A key issue is the vast gaps between professional and amateur sides in women’s rugby. England is currently the only full-time professional women’s rugby side. Scotland has a few professional players, and Ireland and Wales are wholly ‘amateur’, meaning they do not get paid to play for their country.

This means the Lions team could be disproportionately English, as not only does the professional status mean a higher quality of playing, but also that they do not need to do any other work.

The majority of the other Lions-eligible players have full-time jobs that they would be required to take a significant amount of leave from to play in a Lions tour.

Already, some players use their entire year’s annual leave to play in the Women’s Six Nations.

Women’s rugby has come a long way in the last 20 years, and the feasibility study is a step closer to the realisation of a women’s tour.

The study will consult experts in rugby, the media, and the commercial sector to work out the logistics of such a tour and the probability of it going ahead.

While Royal London and the Lions are currently forming the board that will run the study, I’m assured by Logan that women’s players will be consulted.

Another key question is around the format of a women’s tournament.

From a commercial perspective, it seems to make sense that the women would mirror the men’s tour.

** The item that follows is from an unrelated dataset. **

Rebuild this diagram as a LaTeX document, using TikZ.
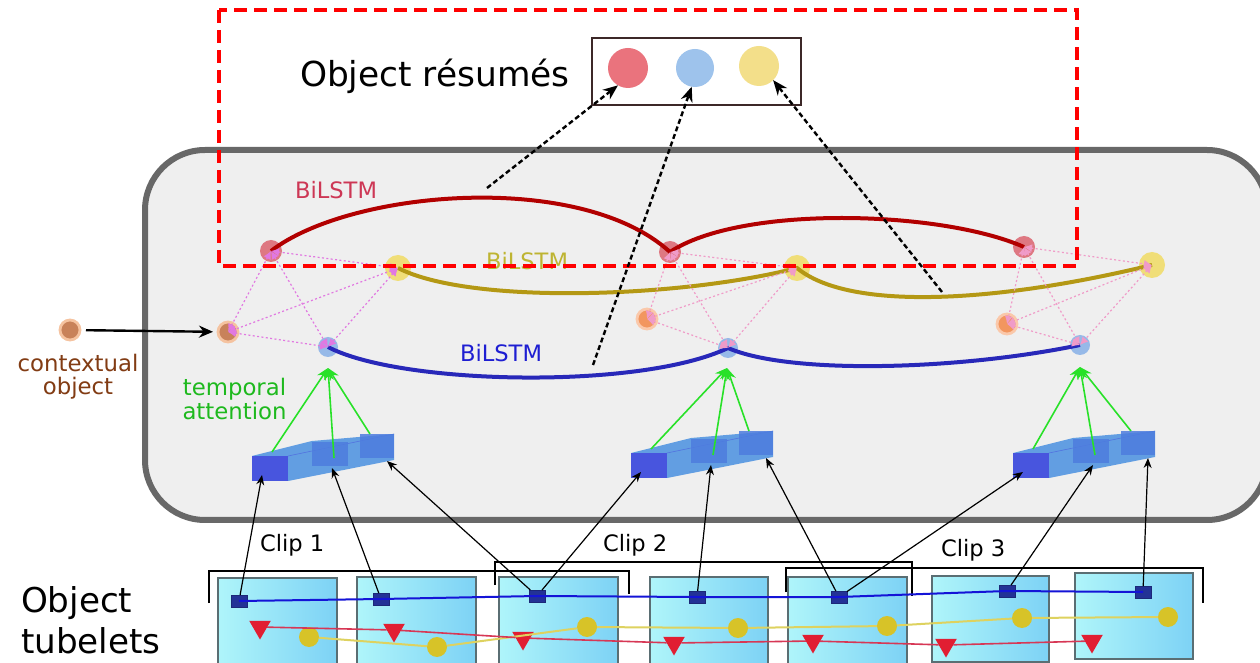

A joint tour could strengthen the Lions’ brand, provide packed stadiums if the women played before the men, and be a shining example of equality in rugby.

It’s not entirely unlikely that the study might suggest the women play against the same nations as the men: New Zealand, South Africa and Australia.

New Zealand Women (known as the Black Ferns) are currently number two in the world rankings behind England, and Australia is fifth. South Africa may currently be seen as unworthy competitors – ranked at 13 – but recent investment into the country’s women’s side shows hope for this rugby nation.

Some fans are suggesting the women’s side should not take place in the shadow of the men’s, and instead play the best opponents available.

This could mean a North America tour to play the United States and Canada; two women’s rugby sides that are fast moving up the ranks. The argument here is that this could provide the best challenge for the Lions, and the women’s rugby fanbases in the US and Canada are large.

The three test matches of the men’s Lions tour should be double headers with the women playing first against the same nation (Picture: ADRIAN DENNIS/AFP via Getty Images)

There’s also the possibility of the tour happening closer to home, with semi-professional France creeping up at number four in the rankings.

There’s no doubt that any Lions player, man or woman, wants to play to a packed crowd of Lions fans in a huge rugby stadium and get worldwide media coverage.

But, coverage and commercial benefits also need to be weighed up with the possibility of world-class rugby, and not a 60-0 thrashing of a struggling team against a partially-professional Lions squad.

My suggestion is a mix of the above options.

The three test matches of the men’s Lions tour should be double headers with the women playing first against the same nation.

But, in the weeks prior to the tests while the men typically tour the country, the women should tour the world’s best teams and have warm-up matches against the likes of the USA, Canada and France.

This would build global interest and be a stronger women’s tournament.

‘If the result of the study is that a tour is unfeasible, that will prompt further action,’ Logan told me.

It’s yet to be decided whether that means further investment, but the study will determine clear steps to take in order to make a women’s side more likely in the future.

The feasibility study could be a great step towards a women’s Lions tour. If it is deemed commercially viable by the study, then it’s great news for women’s rugby and shows how much the game has grown in the last 20 years.

If the study shows that the tour is not currently commercially viable, then it will be an unwelcome reminder of the inequalities that exist in the sport.

In any case, at least the issues will be researched and identified, meaning that change could be more likely.